Fred Gwynne, president of the "Lampoon," has jumped leagues to write the best story of the lot. Called "Ronny," it describes with understanding the gap between the emotions of a small boy and his mother. Far different and nearly as good is Sherman Funk's "The Way to Travel." Funk rehashes the told, bruising discomfort of two squads in an Army six-by-six truck. His description of discomfort is no more vivid than that in a dozen war novels, but it is remarkable to find the "Advocate" writing on the level of the good war novel, and Funk's episode is bright and quietly humorous. The third of the good stories, "Candy for Souran," by Stephen Lewis, is a penetrating look at an abject little shop-keeper and his obese, immobile, and domineering wife.

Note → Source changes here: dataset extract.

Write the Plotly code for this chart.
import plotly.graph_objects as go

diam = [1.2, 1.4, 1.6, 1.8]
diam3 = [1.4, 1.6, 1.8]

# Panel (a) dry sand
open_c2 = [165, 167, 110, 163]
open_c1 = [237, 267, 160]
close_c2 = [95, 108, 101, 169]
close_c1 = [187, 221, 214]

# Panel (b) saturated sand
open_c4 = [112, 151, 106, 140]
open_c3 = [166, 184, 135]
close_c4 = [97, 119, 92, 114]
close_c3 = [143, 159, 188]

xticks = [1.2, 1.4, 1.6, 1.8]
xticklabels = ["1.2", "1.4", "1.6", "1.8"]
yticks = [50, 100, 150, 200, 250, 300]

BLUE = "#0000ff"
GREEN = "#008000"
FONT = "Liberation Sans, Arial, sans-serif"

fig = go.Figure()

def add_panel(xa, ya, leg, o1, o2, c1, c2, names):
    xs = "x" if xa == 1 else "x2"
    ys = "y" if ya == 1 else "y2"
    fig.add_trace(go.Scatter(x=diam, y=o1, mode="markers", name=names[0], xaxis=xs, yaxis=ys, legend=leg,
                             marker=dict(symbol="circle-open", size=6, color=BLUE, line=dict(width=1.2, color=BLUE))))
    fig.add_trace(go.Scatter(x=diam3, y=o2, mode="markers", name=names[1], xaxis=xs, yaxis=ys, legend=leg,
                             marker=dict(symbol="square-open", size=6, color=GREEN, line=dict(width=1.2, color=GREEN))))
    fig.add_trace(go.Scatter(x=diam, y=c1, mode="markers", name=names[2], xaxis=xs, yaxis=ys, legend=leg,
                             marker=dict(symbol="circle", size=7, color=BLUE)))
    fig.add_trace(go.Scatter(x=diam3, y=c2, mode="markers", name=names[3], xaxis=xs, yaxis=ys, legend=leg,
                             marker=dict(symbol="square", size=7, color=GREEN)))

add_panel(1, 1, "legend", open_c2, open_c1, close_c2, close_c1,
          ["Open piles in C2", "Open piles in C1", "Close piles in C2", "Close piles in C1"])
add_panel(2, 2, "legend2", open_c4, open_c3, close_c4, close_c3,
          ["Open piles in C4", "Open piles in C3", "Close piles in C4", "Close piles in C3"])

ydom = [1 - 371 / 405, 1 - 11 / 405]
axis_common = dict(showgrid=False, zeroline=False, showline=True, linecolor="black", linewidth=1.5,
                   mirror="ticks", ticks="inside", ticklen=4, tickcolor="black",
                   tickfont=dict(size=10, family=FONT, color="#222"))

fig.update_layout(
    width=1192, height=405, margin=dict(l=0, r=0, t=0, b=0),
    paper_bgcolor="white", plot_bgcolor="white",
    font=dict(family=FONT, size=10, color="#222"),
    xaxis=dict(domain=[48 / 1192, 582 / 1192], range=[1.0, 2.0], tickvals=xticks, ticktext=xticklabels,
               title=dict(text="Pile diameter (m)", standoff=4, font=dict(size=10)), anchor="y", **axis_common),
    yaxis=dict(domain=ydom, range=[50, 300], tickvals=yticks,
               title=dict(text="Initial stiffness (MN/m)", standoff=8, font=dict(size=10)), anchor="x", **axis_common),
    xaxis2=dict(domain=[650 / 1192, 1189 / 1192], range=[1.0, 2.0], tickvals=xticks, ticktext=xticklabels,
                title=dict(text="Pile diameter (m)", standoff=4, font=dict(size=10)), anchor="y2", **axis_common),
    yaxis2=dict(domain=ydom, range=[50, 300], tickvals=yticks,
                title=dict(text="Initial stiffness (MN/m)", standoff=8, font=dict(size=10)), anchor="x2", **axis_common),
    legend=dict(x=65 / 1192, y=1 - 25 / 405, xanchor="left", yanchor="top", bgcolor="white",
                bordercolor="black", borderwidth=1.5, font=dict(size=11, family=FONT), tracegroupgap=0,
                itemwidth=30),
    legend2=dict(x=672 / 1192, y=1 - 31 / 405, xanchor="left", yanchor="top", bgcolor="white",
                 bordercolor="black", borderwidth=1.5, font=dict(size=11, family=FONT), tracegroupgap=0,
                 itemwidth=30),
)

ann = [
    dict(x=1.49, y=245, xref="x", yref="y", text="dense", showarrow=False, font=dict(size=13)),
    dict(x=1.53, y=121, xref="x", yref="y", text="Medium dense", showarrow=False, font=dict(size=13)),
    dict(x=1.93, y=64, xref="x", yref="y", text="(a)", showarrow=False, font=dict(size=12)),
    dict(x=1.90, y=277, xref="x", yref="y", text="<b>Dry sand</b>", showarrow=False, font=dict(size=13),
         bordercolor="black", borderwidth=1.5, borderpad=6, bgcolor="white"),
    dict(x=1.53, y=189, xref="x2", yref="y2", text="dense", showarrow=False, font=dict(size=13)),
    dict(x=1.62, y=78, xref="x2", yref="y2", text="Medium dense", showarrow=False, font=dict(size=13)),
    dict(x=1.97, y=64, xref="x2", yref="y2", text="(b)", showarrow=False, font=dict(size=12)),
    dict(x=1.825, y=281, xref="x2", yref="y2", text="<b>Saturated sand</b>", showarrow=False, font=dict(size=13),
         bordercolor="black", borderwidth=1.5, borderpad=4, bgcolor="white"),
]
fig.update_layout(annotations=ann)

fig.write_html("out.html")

The latest "Advocate" has its week points. The remaining three stories are either shallow or not particularly craftsmanlike. And all of the stories show raggedness and a tendency to wander outside their characters, to editorialize on what is going on. The long lead article on evangelist Billy Graham is a repetitive job of reporting; John Rogers' review of "The Cannibal" seems remarkably superficial.

The "Advocate" has scrapped its long and occasionally rambling articles for a crop of direct and often perceptive short stories. Its problem now will be to combine the reader-interest of those articles with the writing proficiency of the stories.